Fisker Automotive lays off 75% of workforce
They are blaming the layoffs on their inability to find a partner to fund operations. This isn't surprising. Who wants to get in business with a company selling lemons as electric cars?
Fisker Automotive Inc.'s mass firings after receiving federal loans to build luxury plug-in cars is adding to the political debate over the U.S. government's funding of clean-energy programs.
Most of the assets of Fisker's battery supplier that received a $249.1 million federal grant, the former A123 Systems Inc. (AONEQ), were acquired last year by a Chinese company. Now Fisker, awarded $529 million in U.S. loans, is firing 75 percent of its workforce after failing to secure a deal with an automotive partner to fund operations.
The debacle is reviving questions over whether the government should be funding makers of alternative energy ventures. Fisker and A123, whose bankruptcy halted Fisker's output, have drawn Republican criticism of President Barack Obama's support of green-energy programs intended to spur more fuel-efficient cars.
"The Department of Energy has never owned up to its mistakes and acknowledged it didn't do a good job of choosing Fisker and A123 as worthy of taxpayer investment," Senator Chuck Grassley, an Iowa Republican, said in an e-mailed statement.
Another Republican, Senator John Thune of South Dakota, predicted "the company could go bankrupt and cost millions of taxpayer dollars."
Fisker, the maker of rechargeable $103,000 Karma sedans, told a "core group of employees in Southern California" this week of the plan and expects about 25 percent of workers to stay, the Anaheim, California-based company said in an e-mailed statement. Fisker said last week it had about 200 employees.
"Our efforts to secure a strategic alliance or partnership are continuing in earnest, but unfortunately we have reached a point where a significant reduction in our workforce has become necessary," the carmaker said in the statement. The cuts are a "strategic step in our efforts to maximize the value of Fisker's core assets," the company said.
And just what are those "core" assets? Certainly not the product they sell:
Fisker, with celebrity customers including singer Justin Bieber and actor Leonardo DiCaprio, has raised more than $1 billion from private sources, including Silicon Valley investor Kleiner Perkins Caufield & Byers, and was awarded $529 million in low-interest federal loans in 2009 to develop and build its plug-in hybrid cars.
That hasn't been enough to sustain operations after a slow startup, technical flaws that led to two Karma recalls and the bankruptcy of A123, also a recipient of federal funds. The Waltham, Massachusetts-based battery supplier, bought last year by China's Wanxiang Group Co., said last week in a U.S. regulatory filing that it changed its name to B456 Systems Inc.
Fisker reached a settlement this week with B456 that reduced its claims by 89 percent to $15 million.
Fisker said last year that the Energy Department blocked access to its loans after the carmaker failed to meet an initial timetable for Karma deliveries.

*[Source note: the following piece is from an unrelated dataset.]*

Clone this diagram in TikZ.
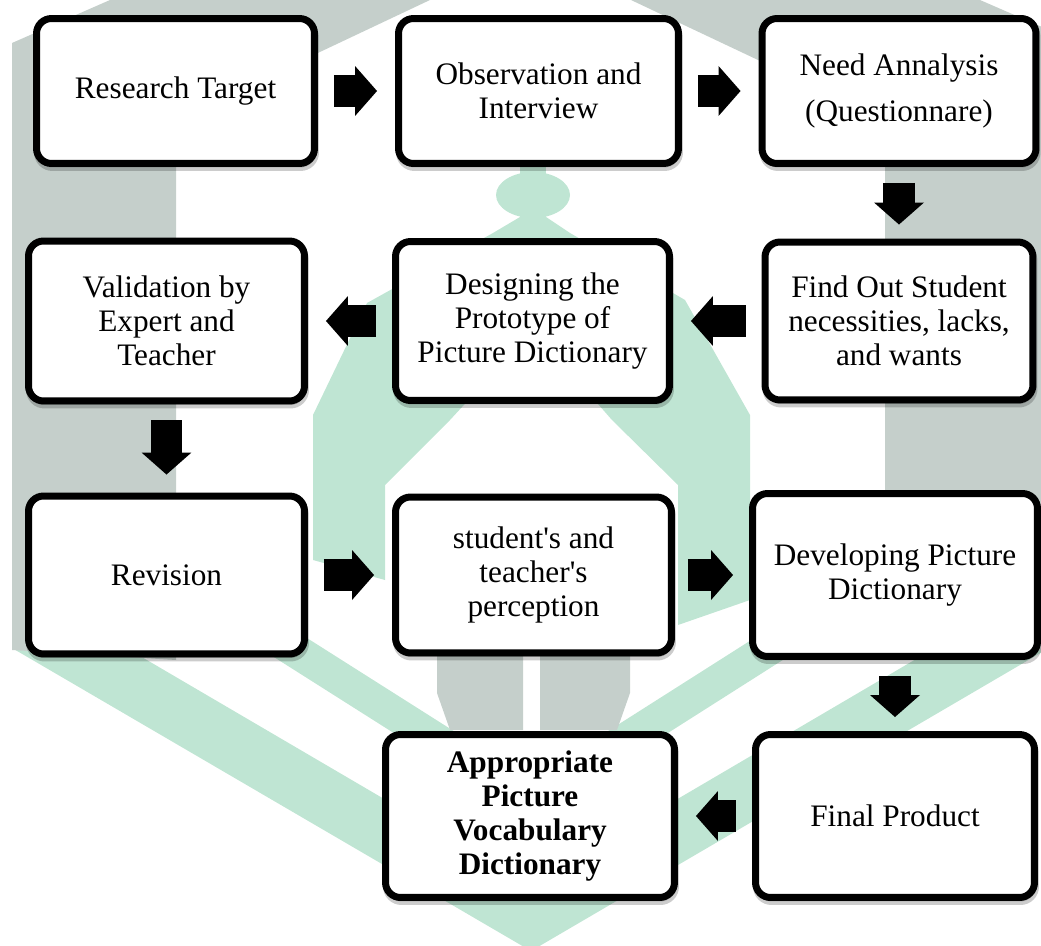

By most accounts, the Karma is a nice car - when it worked - and nice to look at. But if Fisker goes belly-up, it is likely that taxpayers won't see much of their $500 million investment. This isn't unusual for Obama's green revolution which appears to have a knack for picking losers in instead of winners. Fisker's business plan has been questioned since they came into existence so it's not like no one was expecting this.
In fact, it is exactly what we've come to expect for Obama's pet green projects.